Training the state’s first responder workforce

SIM truck near Chimney Rock

Dr. Paul Paulman grew up in Sutherland, Neb., where “one EMT ran the filling station and one ran the grocery store,” he said.

Dr. Audrey Paulman grew up in northwest Nebraska in the village of Dixon.

The Paulmans graduated from the UNMC College of Medicine, then spent time providing clinical services in rural Nebraska – Paul in Spalding and Audrey in Albion – before joining the faculty at UNMC.

They know rural Nebraska and understand how difficult it can be for first responders to travel miles from home for multi-day, costly training sessions, in which they miss work and family and are unavailable for emergency calls.

With fewer health care providers in rural areas, the Paulmans say communities have to have a well-prepared, well-trained first responder workforce.
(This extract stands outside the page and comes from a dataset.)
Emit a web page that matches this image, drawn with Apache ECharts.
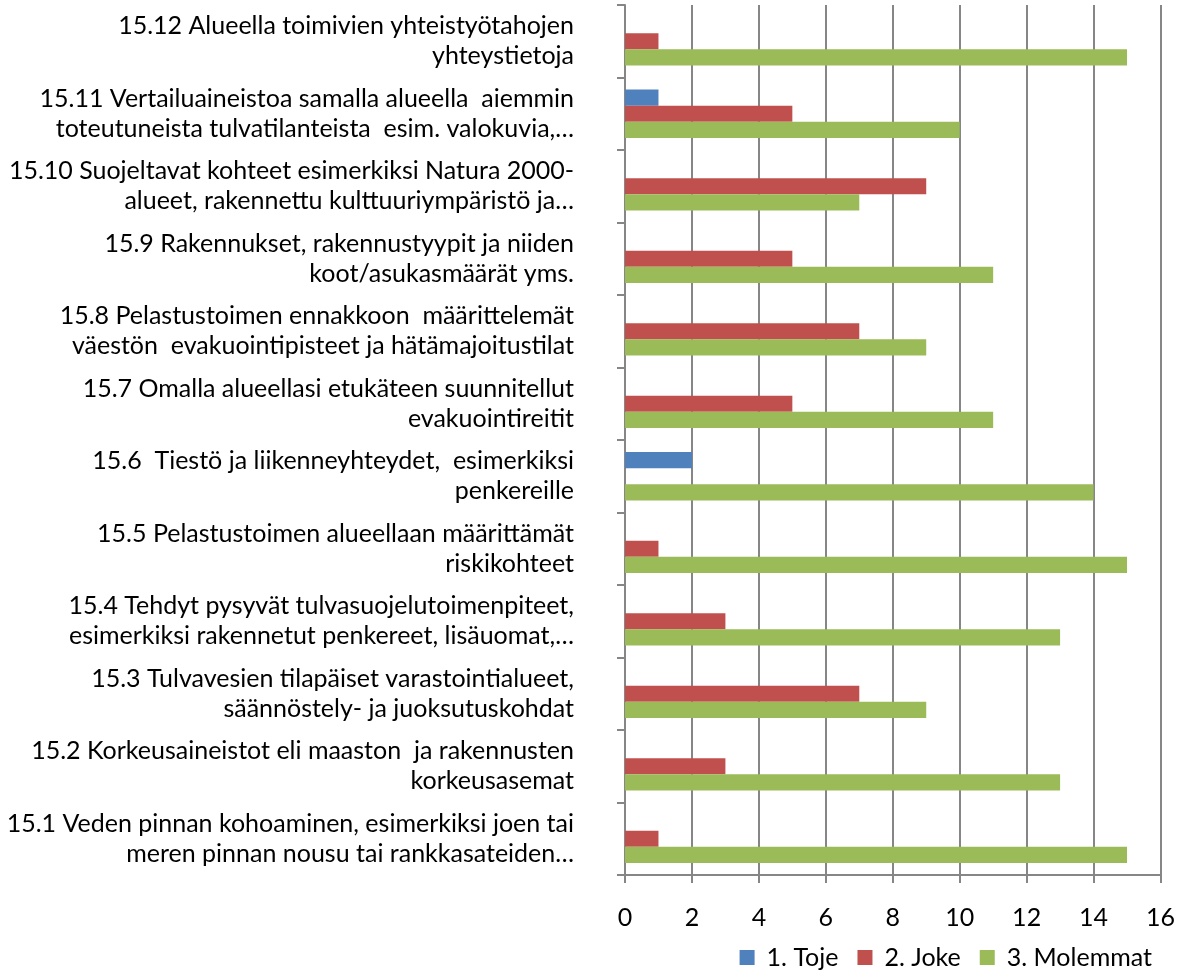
<!DOCTYPE html>
<html>
<head>
<meta charset="UTF-8">
<title>Aineistot</title>
<script src="https://cdn.jsdelivr.net/npm/echarts@6/dist/echarts.min.js"></script>
<style>
  body { margin: 0; background: #fff; }
  #chart { width: 1178px; height: 972px; }
</style>
</head>
<body>
<div id="chart"></div>
<script>
// kategoriat alhaalta ylös (15.1 alimpana)
const categories = [
  '15.1 Veden pinnan kohoaminen, esimerkiksi joen tai\nmeren pinnan nousu tai rankkasateiden…',
  '15.2 Korkeusaineistot eli maaston  ja rakennusten\nkorkeusasemat',
  '15.3 Tulvavesien tilapäiset varastointialueet,\nsäännöstely- ja juoksutuskohdat',
  '15.4 Tehdyt pysyvät tulvasuojelutoimenpiteet,\nesimerkiksi rakennetut penkereet, lisäuomat,…',
  '15.5 Pelastustoimen alueellaan määrittämät\nriskikohteet',
  '15.6  Tiestö ja liikenneyhteydet,  esimerkiksi\npenkereille',
  '15.7 Omalla alueellasi etukäteen suunnitellut\nevakuointireitit',
  '15.8 Pelastustoimen ennakkoon  määrittelemät\nväestön  evakuointipisteet ja hätämajoitustilat',
  '15.9 Rakennukset, rakennustyypit ja niiden\nkoot/asukasmäärät yms.',
  '15.10 Suojeltavat kohteet esimerkiksi Natura 2000-\nalueet, rakennettu kulttuuriympäristö ja…',
  '15.11 Vertailuaineistoa samalla alueella  aiemmin\ntoteutuneista tulvatilanteista  esim. valokuvia,…',
  '15.12 Alueella toimivien yhteistyötahojen\nyhteystietoja'
];
const toje     = [0, 0, 0, 0, 0, 2, 0, 0, 0, 0, 1, 0];
const joke     = [1, 3, 7, 3, 1, 0, 5, 7, 5, 9, 5, 1];
const molemmat = [15, 13, 9, 13, 15, 14, 11, 9, 11, 7, 10, 15];
const seriesNames = ['1. Toje', '2. Joke', '3. Molemmat'];
const xTicks = [0, 16, 2];  // min, max, interval

const FONT = "Lato, 'Noto Sans', sans-serif";
const chart = echarts.init(document.getElementById('chart'));

chart.setOption({
  animation: false,
  backgroundColor: '#fff',
  color: ['#4F81BD', '#C0504D', '#9BBB59'],
  grid: { left: 625, right: 17, top: 5, bottom: 97 },
  legend: {
    data: seriesNames,
    right: 21, top: 940,
    itemWidth: 15, itemHeight: 15, itemGap: 19,
    icon: 'rect',
    textStyle: { fontFamily: FONT, fontSize: 25, color: '#000', padding: [0, 0, 0, 7] }
  },
  xAxis: {
    type: 'value',
    min: xTicks[0], max: xTicks[1], interval: xTicks[2],
    axisLine: { show: true, lineStyle: { color: '#868686', width: 2 } },
    axisTick: { show: true, length: 8, lineStyle: { color: '#868686', width: 2 } },
    splitLine: { show: true, lineStyle: { color: '#868686', width: 2 } },
    axisLabel: { fontFamily: FONT, fontSize: 25, color: '#000', margin: 30 }
  },
  yAxis: {
    type: 'category',
    data: categories,
    axisLine: { show: true, lineStyle: { color: '#868686', width: 2 } },
    axisTick: { show: true, length: 8, lineStyle: { color: '#868686', width: 2 } },
    axisLabel: { fontFamily: FONT, fontSize: 25, color: '#000', margin: 51,
                 align: 'right', lineHeight: 30 }
  },
  series: [
    { name: seriesNames[0], type: 'bar', data: toje, barGap: '0%', barCategoryGap: '33%' },
    { name: seriesNames[1], type: 'bar', data: joke, barGap: '0%', barCategoryGap: '33%' },
    { name: seriesNames[2], type: 'bar', data: molemmat, barGap: '0%', barCategoryGap: '33%' }
  ]
});
</script>
</body>
</html>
UNMC is helping do just that by deploying four mobile training trucks that help train rural EMTs and small-town hospital personnel across the state – without leaving home.

Launched this past August, the program already has trained more than 1,400 people across the state with the four trucks collectively having traveled more than 10,000 miles.

“After 34 years in the emergency medical services, this is one of the best things to happen,” said Gail Suhr of the Bloomfield Rescue Squad. “There’s so much we can learn through the SIM-NE trucks.”